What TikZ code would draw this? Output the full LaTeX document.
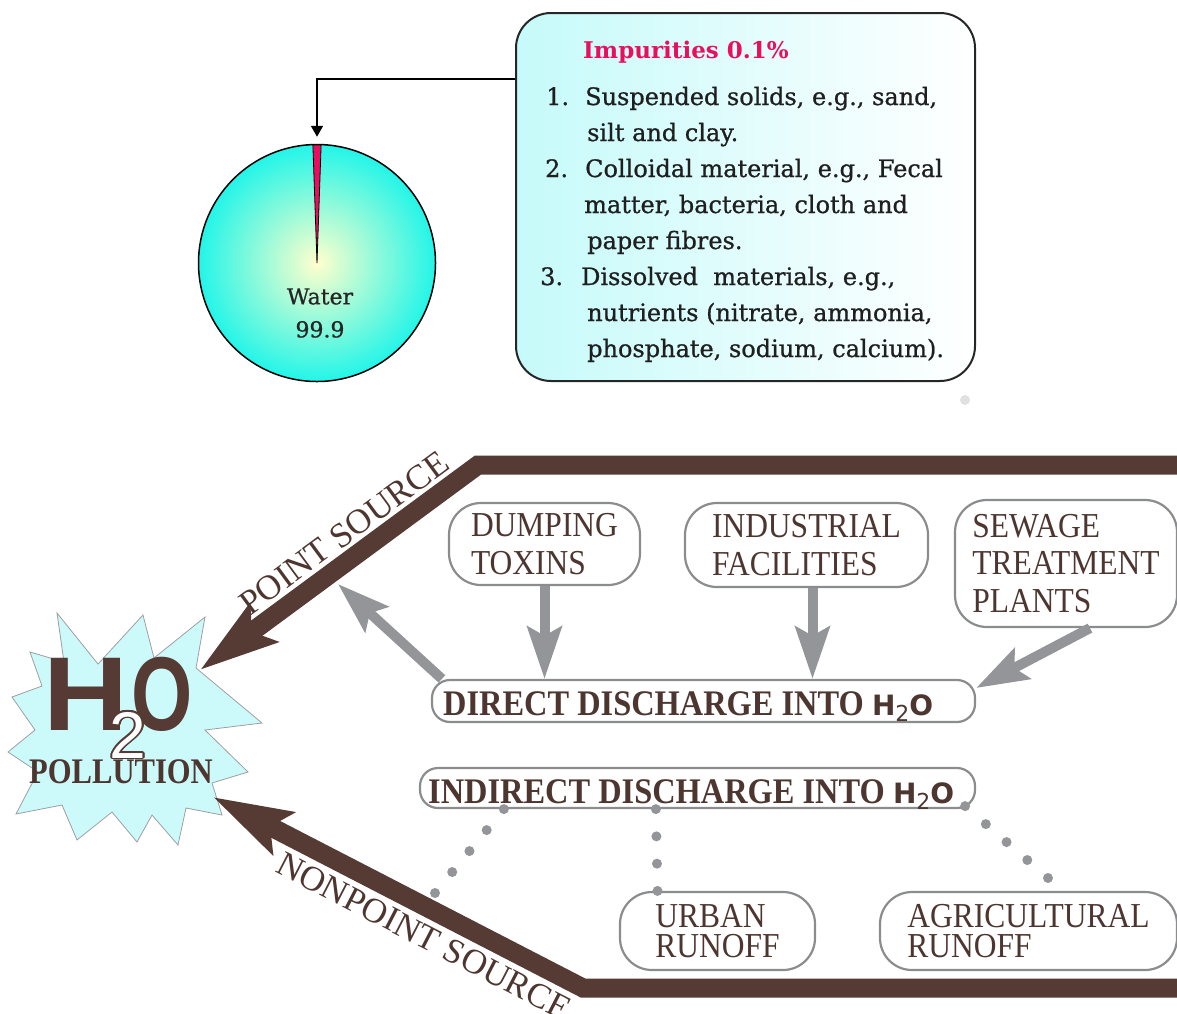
\documentclass[tikz,border=0pt]{standalone}
\usepackage{fontspec}
\setmainfont{DejaVu Serif}
\newfontfamily\impfam[FakeBold=0.8]{DejaVu Serif}
\newfontfamily\lsr{Liberation Serif}
\newfontfamily\lsrc[FakeStretch=0.9]{Liberation Serif}
\newfontfamily\lsrp[FakeStretch=0.85]{Liberation Serif}
\newfontfamily\lsansH[FakeStretch=1.12]{Liberation Sans}
\newfontfamily\lsansO[FakeStretch=0.75]{Liberation Sans}
\newfontfamily\lsans{Liberation Sans}
\newfontfamily\dsans{DejaVu Sans}
\usetikzlibrary{arrows.meta,calc}
\definecolor{brn}{RGB}{85,59,52}
\definecolor{txtb}{RGB}{78,54,48}
\definecolor{gry}{RGB}{147,149,152}
\definecolor{bgry}{RGB}{138,140,142}
\definecolor{crim}{RGB}{232,16,92}
\definecolor{pieout}{RGB}{35,245,232}
\definecolor{piein}{RGB}{255,255,205}
\definecolor{boxcy}{RGB}{198,250,250}
\definecolor{starf}{RGB}{204,250,250}
\newcommand\impf{\impfam\fontsize{24}{28}\selectfont}
\newcommand\htwoo{{\dsans\bfseries\fontsize{28}{28}\selectfont H\raisebox{-6pt}{\mdseries\fontsize{22}{22}\selectfont 2}O}}
\begin{document}
\begin{tikzpicture}[x=1pt,y=-1pt,
  pbox/.style={draw=bgry, line width=2.2pt, rounded corners=32pt, fill=white, inner sep=0pt, align=left, text=txtb, font=\lsrc\fontsize{35}{37.5}\selectfont},
  qbox/.style={pbox, font=\lsrc\fontsize{35}{30}\selectfont},
  dbox/.style={draw=bgry, line width=2.2pt, rounded corners=18pt, fill=white, inner sep=0pt},
  dtext/.style={anchor=base west, inner sep=0pt, text=txtb, font=\lsrc\bfseries\fontsize{36}{36}\selectfont},
  impline/.style={anchor=base west, inner sep=0pt, font=\impf, text=black!88},
  grayarrow/.style={draw=gry, line width=10pt, -{Stealth[length=52pt,width=34pt,inset=9pt]}},
  brownarrow/.style={draw=brn, line width=19pt, line join=miter, -{Stealth[length=78pt,width=46pt,inset=14pt]}},
  dotdot/.style={fill=gry},
  slant/.style={text=txtb, inner sep=0pt, font=\lsr\fontsize{35}{35}\selectfont}
]
\useasboundingbox (0,0) rectangle (1177,1013);

% ---------- pie chart ----------
\node[circle, draw=black, line width=1.5pt, minimum size=237pt, inner sep=0pt,
      inner color=piein, outer color=pieout] (pie) at (317,263) {};
\filldraw[fill=crim, draw=black, line width=0.8pt]
  (pie.center) -- ++(-92:118) arc[start angle=-92, end angle=-88, radius=118] -- cycle;
\node[align=center, inner sep=0pt, text=black!85, font=\impfam\fontsize{22}{33}\selectfont] (wlab) at (320,313) {Water\\99.9};

% ---------- impurities box ----------
\node[draw=black!85, line width=2pt, rounded corners=35pt, minimum width=459pt, minimum height=368pt,
      inner sep=0pt, left color=boxcy, right color=white] (imp) at (745.5,197) {};
\node[anchor=base west, inner sep=0pt, text=crim, font=\bfseries\fontsize{23}{23}\selectfont] (title) at (583,58) {Impurities 0.1\%};
\node[impline] (n1) at (546,105) {1.};
\node[impline] (l1) at (585,105) {Suspended solids, e.g., sand,};
\node[impline] (l2) at (587,141) {silt and clay.};
\node[impline] (n2) at (545,177) {2.};
\node[impline] (l3) at (585,177) {Colloidal material, e.g., Fecal};
\node[impline] (l4) at (584,213) {matter, bacteria, cloth and};
\node[impline] (l5) at (587,249) {paper fibres.};
\node[impline] (n3) at (540,285) {3.};
\node[impline] (l6) at (581,285) {Dissolved\ \ materials, e.g.,};
\node[impline] (l7) at (587,321) {nutrients (nitrate, ammonia,};
\node[impline] (l8) at (587,357) {phosphate, sodium, calcium).};
\coordinate (arrowrow) at (0,79);
\draw[line width=1.6pt, -{Triangle[length=11pt,width=12pt]}] (imp.west |- arrowrow) -| ([yshift=7pt]pie.north);
\fill[black!12] (965,400) circle (5);

% ---------- star ----------
\filldraw[fill=starf, draw=gray!75, line width=0.8pt]
  (57,613) -- (98,664) -- (143,615) -- (154,658) -- (205,617) -- (196,668) -- (262,723) -- (205,730)
  -- (248,772) -- (212,783) -- (222,815) -- (186,808) -- (178,845) -- (152,815) -- (137,842)
  -- (112,812) -- (77,840) -- (62,805) -- (16,814) -- (38,772) -- (8,752) -- (35,730)
  -- (12,697) -- (42,686) -- (30,652) -- (64,662) -- cycle;

% ---------- brown arrows ----------
\coordinate (topR) at (1190,465);
\coordinate (topC) at (478,465);
\coordinate (psTip) at (200,670);
\coordinate (botR) at (1190,988);
\coordinate (botC) at (583,988);
\coordinate (npsTip) at (213,797);
\draw[brownarrow] (topR) -- (topC) -- (psTip);
\draw[brownarrow] (botR) -- (botC) -- (npsTip);
\node[slant, rotate=36.4] (pslab) at (344,533) {POINT SOURCE};
\node[slant, rotate=-27.3] (npslab) at (424,936) {NONPOINT SOURCE};

% ---------- H2O ----------
\node[inner sep=0pt, text=brn, font=\lsansH\bfseries\fontsize{105}{105}\selectfont] (bigH) at (86,694) {H};
\node[inner sep=0pt, text=brn, font=\lsansO\bfseries\fontsize{105}{105}\selectfont] (bigO) at (162,694) {O};
\foreach \a in {0,30,...,330}{
  \node[inner sep=0pt, text=brn, font=\lsans\fontsize{66}{66}\selectfont, shift={(\a:1.8)}] (two\a) at (128,735) {2};
}
\node[inner sep=0pt, text=white, font=\lsans\fontsize{66}{66}\selectfont] (two) at (128,735) {2};
\node[inner sep=0pt, text=txtb, font=\lsrp\bfseries\fontsize{36}{36}\selectfont] (poll) at (121,772) {POLLUTION};

% ---------- source boxes ----------
\node[pbox, minimum width=191pt, minimum height=82pt] (dump) at (544.5,544) {DUMPING\\TOXINS};
\node[pbox, minimum width=243pt, minimum height=84pt] (indus) at (806.5,545) {INDUSTRIAL\\FACILITIES};
\node[pbox, minimum width=222pt, minimum height=127pt] (sew) at (1066,563.5) {SEWAGE\\TREATMENT\\PLANTS};

\node[dbox, minimum width=543pt, minimum height=42pt] (direct) at (703.5,701) {};
\node[dtext] (dlab) at (443,715) {DIRECT DISCHARGE INTO \htwoo};
\node[dbox, minimum width=555pt, minimum height=40pt] (indirect) at (697.5,788) {};
\node[dtext] (ilab) at (428,803) {INDIRECT DISCHARGE INTO \htwoo};

\node[qbox, minimum width=195pt, minimum height=78pt] (urban) at (717.5,931) {URBAN\\RUNOFF};
\node[qbox, minimum width=297pt, minimum height=78pt] (agri) at (1028.5,931) {AGRICULTURAL\\RUNOFF};

% ---------- gray arrows ----------
\draw[grayarrow] (dump.south) -- (dump.south |- direct.north);
\draw[grayarrow] ([xshift=6pt]indus.south) -- ([xshift=6pt]indus.south |- direct.north);
\draw[grayarrow] ([xshift=24pt]sew.south) -- ([yshift=13pt]direct.east);
\coordinate (psGray) at (338,584);
\draw[grayarrow] ([xshift=11pt]direct.north west) -- (psGray);

% ---------- dotted links ----------
\coordinate (dotLa) at ([xshift=85pt]indirect.south west);
\coordinate (dotL) at (435,893);
\coordinate (dotMa) at ([xshift=237pt]indirect.south west);
\coordinate (dotM) at ([xshift=-60pt]urban.north);
\coordinate (dotRa) at ([xshift=-11pt,yshift=3pt]indirect.south east);
\coordinate (dotR) at (1048,878);
\foreach \t in {0,0.25,0.5,0.75,1}{
  \fill[dotdot] ($(dotLa)!\t!(dotL)$) circle (5);
  \fill[dotdot] ($(dotRa)!\t!(dotR)$) circle (5);
}
\foreach \t in {0,0.3333,0.6667,1}{
  \fill[dotdot] ($(dotMa)!\t!(dotM)$) circle (5);
}
\end{tikzpicture}
\end{document}
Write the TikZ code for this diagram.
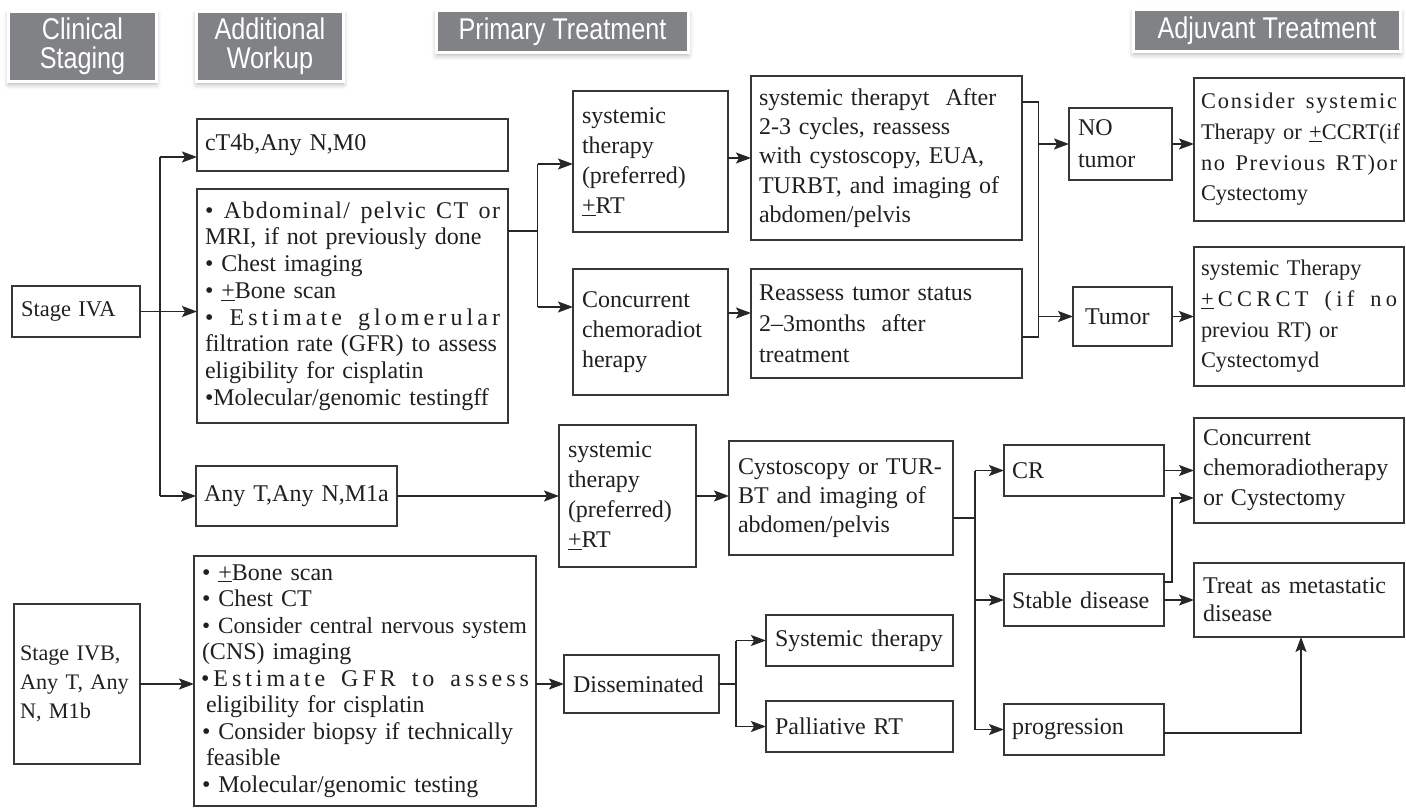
\documentclass[tikz,border=0pt]{standalone}
\usepackage{fontspec}
\setmainfont{Liberation Serif}
\newfontfamily\hdrfont[FakeStretch=0.84]{Liberation Sans}
\usetikzlibrary{arrows.meta,shadows.blur}

\definecolor{hdrgray}{RGB}{128,130,133}
\definecolor{boxc}{RGB}{55,55,55}
\definecolor{linec}{RGB}{40,38,39}
\definecolor{txt}{RGB}{35,31,32}

% spread a line over the full width, letters and words alike
\ExplSyntaxOn
\seq_new:N \l__sprd_words_seq
\NewDocumentCommand \spreadline { m }
  {
    \mode_leave_vertical:
    \seq_set_split:Nnn \l__sprd_words_seq { ~ } { #1 }
    \hbox_to_wd:nn { \hsize }
      {
        \seq_map_indexed_inline:Nn \l__sprd_words_seq
          {
            \int_compare:nNnT { ##1 } > { 1 } { \c_space_tl \hfil }
            \tl_map_inline:nn { ##2 } { ####1 \hfil }
          }
        \unskip
      }
  }
\ExplSyntaxOff
\newcommand\fullline[1]{\leavevmode\makebox[\hsize][s]{#1}}

\tikzset{
  bx/.style={draw=boxc, line width=1.5pt, fill=white, inner ysep=0pt,
    inner xsep=8pt, outer sep=0pt, align=left, anchor=north west, text=txt,
    font=\fontsize{24}{27}\selectfont},
  lh/.style={font=\fontsize{24}{#1}\selectfont},
  sm/.style={font=\fontsize{22.4}{#1}\selectfont},
  hdr/.style={fill=hdrgray, draw=white, line width=3pt, text=white,
    font=\hdrfont\fontsize{30}{29}\selectfont, align=center, inner sep=0pt,
    blur shadow={shadow xshift=0pt, shadow yshift=-3pt, shadow blur radius=5pt,
      shadow opacity=30}},
  ln/.style={draw=linec, line width=1.4pt},
  arr/.style={ln, -{Stealth[length=15pt,width=11pt,inset=3pt]}}
}

\begin{document}
\begin{tikzpicture}[x=1pt,y=-1pt]
\useasboundingbox (0,0) rectangle (1406,810);

% column headers
\node[hdr, minimum width=148pt, minimum height=70pt] (hClin) at (82.5,46.5) {Clinical\\Staging};
\node[hdr, minimum width=147pt, minimum height=70pt] (hAdd) at (270,46.5) {Additional\\Workup};
\node[hdr, minimum width=252pt, minimum height=42pt] (hPrim) at (562.5,31.5) {Primary Treatment};
\node[hdr, minimum width=267pt, minimum height=42pt] (hAdj) at (1267,30.5) {Adjuvant Treatment};

% stage IVA branch
\node[bx, inner xsep=9pt, minimum width=128pt, minimum height=51pt, text width=110pt,
  font=\fontsize{22.5}{27}\selectfont] (stA) at (12,286) {Stage IVA};
\node[bx, minimum width=311pt, minimum height=52pt, text width=295pt] (ct4b) at (197,119) {cT4b,Any N,M0};
\node[bx, lh=26.7, minimum width=311pt, minimum height=234pt, text width=295pt] (wkA) at (197,189)
  {\spreadline{• Abdominal/ pelvic CT or}\\
   MRI, if not previously done\\
   • Chest imaging\\
   • \underline{+}Bone scan\\
   \spreadline{• Estimate glomerular}\\
   \fullline{filtration rate (GFR) to assess}\\
   eligibility for cisplatin\\
   •Molecular/genomic testingff};
\node[bx, minimum width=201pt, minimum height=60pt, text width=185pt] (anyT) at (196,466) {Any T,Any N,M1a};

\node[bx, lh=30, inner xsep=9pt, minimum width=155pt, minimum height=141pt, text width=137pt] (sys1) at (573,91)
  {systemic\\therapy\\(preferred)\\\underline{+}RT};
\node[bx, lh=29.2, minimum width=271pt, minimum height=164pt, text width=255pt] (aft) at (751,76)
  {systemic therapyt\ \ After\\2-3 cycles, reassess\\with cystoscopy, EUA,\\TURBT, and imaging of\\abdomen/pelvis};
\node[bx, lh=30, inner xsep=9pt, minimum width=155pt, minimum height=126pt, text width=137pt] (ccrt) at (573,269)
  {Concurrent\\chemoradiot\\herapy};
\node[bx, lh=31, minimum width=271pt, minimum height=109pt, text width=255pt] (reas) at (751,269)
  {Reassess tumor status\\2–3months\ \ after\\treatment};
\node[bx, lh=31.7, inner xsep=9pt, minimum width=103pt, minimum height=72pt, text width=85pt] (notum) at (1069,108)
  {NO\\tumor};
\node[bx, inner xsep=12pt, minimum width=99pt, minimum height=59pt, text width=75pt] (tum) at (1073,287) {Tumor};
\node[bx, sm=30.7, inner xsep=7pt, minimum width=210pt, minimum height=143pt, text width=196pt] (cons) at (1194,78)
  {\spreadline{Consider systemic}\\
   \fullline{Therapy or \underline{+}CCRT(if}\\
   \spreadline{no Previous RT)or}\\
   Cystectomy};
\node[bx, sm=30.6, inner xsep=7pt, minimum width=210pt, minimum height=139pt, text width=196pt] (sysT) at (1194,247)
  {systemic Therapy\\
   \spreadline{{\underline{+}}CCRCT (if no}\\
   previou RT) or\\
   Cystectomyd};

% M1a treatment path
\node[bx, lh=30, inner xsep=9pt, minimum width=137pt, minimum height=142pt, text width=119pt] (sys2) at (559,425)
  {systemic\\therapy\\(preferred)\\\underline{+}RT};
\node[bx, lh=29, inner xsep=9pt, minimum width=224pt, minimum height=114pt, text width=206pt] (cysto) at (729,441)
  {Cystoscopy or TUR-\\BT and imaging of\\abdomen/pelvis};
\node[bx, minimum width=160pt, minimum height=51pt, text width=144pt] (cr) at (1004,445) {CR};
\node[bx, minimum width=160pt, minimum height=52pt, text width=144pt] (stab) at (1004,574) {Stable disease};
\node[bx, minimum width=160pt, minimum height=51pt, text width=144pt] (prog) at (1004,704) {progression};
\node[bx, lh=30, inner xsep=9pt, minimum width=210pt, minimum height=105pt, text width=192pt] (conc) at (1194,418)
  {Concurrent\\chemoradiotherapy\\or Cystectomy};
\node[bx, lh=28, inner xsep=9pt, minimum width=210pt, minimum height=74pt, text width=192pt] (treat) at (1194,563)
  {Treat as metastatic\\disease};

% stage IVB branch
\node[bx, inner xsep=6pt, minimum width=126pt, minimum height=160pt, text width=114pt,
  font=\fontsize{22.2}{29}\selectfont] (stB) at (14,604) {Stage IVB,\\Any T, Any\\N, M1b};
\node[bx, lh=26.5, inner xsep=7pt, minimum width=342pt, minimum height=250pt, text width=328pt] (wkB) at (194,556)
  {\hspace*{1pt}• \underline{+}Bone scan\\
   \hspace*{1pt}• Chest CT\\
   \fullline{\hspace*{1pt}{\fontsize{23.2}{26.5}\selectfont • Consider central nervous system}}\\
   \hspace*{1pt}(CNS) imaging\\
   \spreadline{•Estimate GFR to assess}\\
   \hspace*{5pt}eligibility for cisplatin\\
   \fullline{\hspace*{1pt}• Consider biopsy if technically}\\
   \hspace*{5pt}feasible\\
   \hspace*{1pt}• Molecular/genomic testing};
\node[bx, inner xsep=9pt, minimum width=155pt, minimum height=58pt, text width=137pt] (diss) at (564,655) {Disseminated};
\node[bx, inner xsep=9pt, minimum width=187pt, minimum height=51pt, text width=169pt] (systh) at (766,615) {Systemic therapy};
\node[bx, inner xsep=9pt, minimum width=187pt, minimum height=51pt, text width=169pt] (pall) at (766,701) {Palliative RT};

% junction points
\coordinate (tTop) at (160,157);
\coordinate (fA) at (537.5,231);
\coordinate (fA1) at (537.5,164);
\coordinate (fA2) at (537.5,307);
\coordinate (rA) at (740,313);
\coordinate (bA) at (1038.5,102);
\coordinate (bB) at (1038.5,337);
\coordinate (jC) at (975,518);
\coordinate (dj) at (736,684);
\coordinate (sj) at (1172,582);
\coordinate (cj) at (1172,498);
\coordinate (pu) at (1301,733);

% connectors: stage IVA
\draw[arr] (stA.east) -- (wkA.west |- stA.east);
\draw[ln] (tTop) -- (tTop |- anyT.west);
\draw[arr] (tTop) -- (tTop -| ct4b.west);
\draw[arr] (tTop |- anyT.west) -- (anyT.west);
\draw[ln] (wkA.east |- fA) -- (fA);
\draw[ln] (fA1) -- (fA2);
\draw[arr] (fA1) -- (fA1 -| sys1.west);
\draw[arr] (fA2) -- (fA2 -| ccrt.west);
\draw[arr] (sys1.east |- aft.west) -- (aft.west);
\draw[arr] (ccrt.east |- rA) -- (reas.west |- rA);
\draw[ln] (aft.east |- bA) -- (bA) -- (bB) -- (reas.east |- bB);
\draw[arr] (bA |- notum.west) -- (notum.west);
\draw[arr] (bA |- tum.west) -- (tum.west);
\draw[arr] (notum.east) -- (cons.west |- notum.east);
\draw[arr] (tum.east) -- (sysT.west |- tum.east);

% connectors: M1a path
\draw[arr] (anyT.east) -- (sys2.west |- anyT.east);
\draw[arr] (sys2.east) -- (cysto.west |- sys2.east);
\draw[ln] (cysto.east |- jC) -- (jC);
\draw[ln] (jC |- cr.west) -- (jC |- prog.west);
\draw[arr] (jC |- cr.west) -- (cr.west);
\draw[arr] (jC |- stab.west) -- (stab.west);
\draw[arr] (jC |- prog.west) -- (prog.west);
\draw[arr] (cr.east) -- (conc.west |- cr.east);
\draw[arr] (stab.east |- sj) -- (sj) -- (cj) -- (cj -| conc.west);
\draw[arr] (stab.east) -- (treat.west |- stab.east);
\draw[arr] (prog.east |- pu) -- (pu) -- (pu |- treat.south);

% connectors: stage IVB
\draw[arr] (stB.east) -- (wkB.west |- stB.east);
\draw[arr] (wkB.east |- diss.west) -- (diss.west);
\draw[ln] (diss.east) -- (dj);
\draw[ln] (dj |- systh.west) -- (dj |- pall.west);
\draw[arr] (dj |- systh.west) -- (systh.west);
\draw[arr] (dj |- pall.west) -- (pall.west);
\end{tikzpicture}
\end{document}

* * *

■ **WORK TO DO**
From the entries above, copy every line containing the word "code".

■ **RESULT BELOW**
What TikZ code would draw this? Output the full LaTeX document.
Write the TikZ code for this diagram.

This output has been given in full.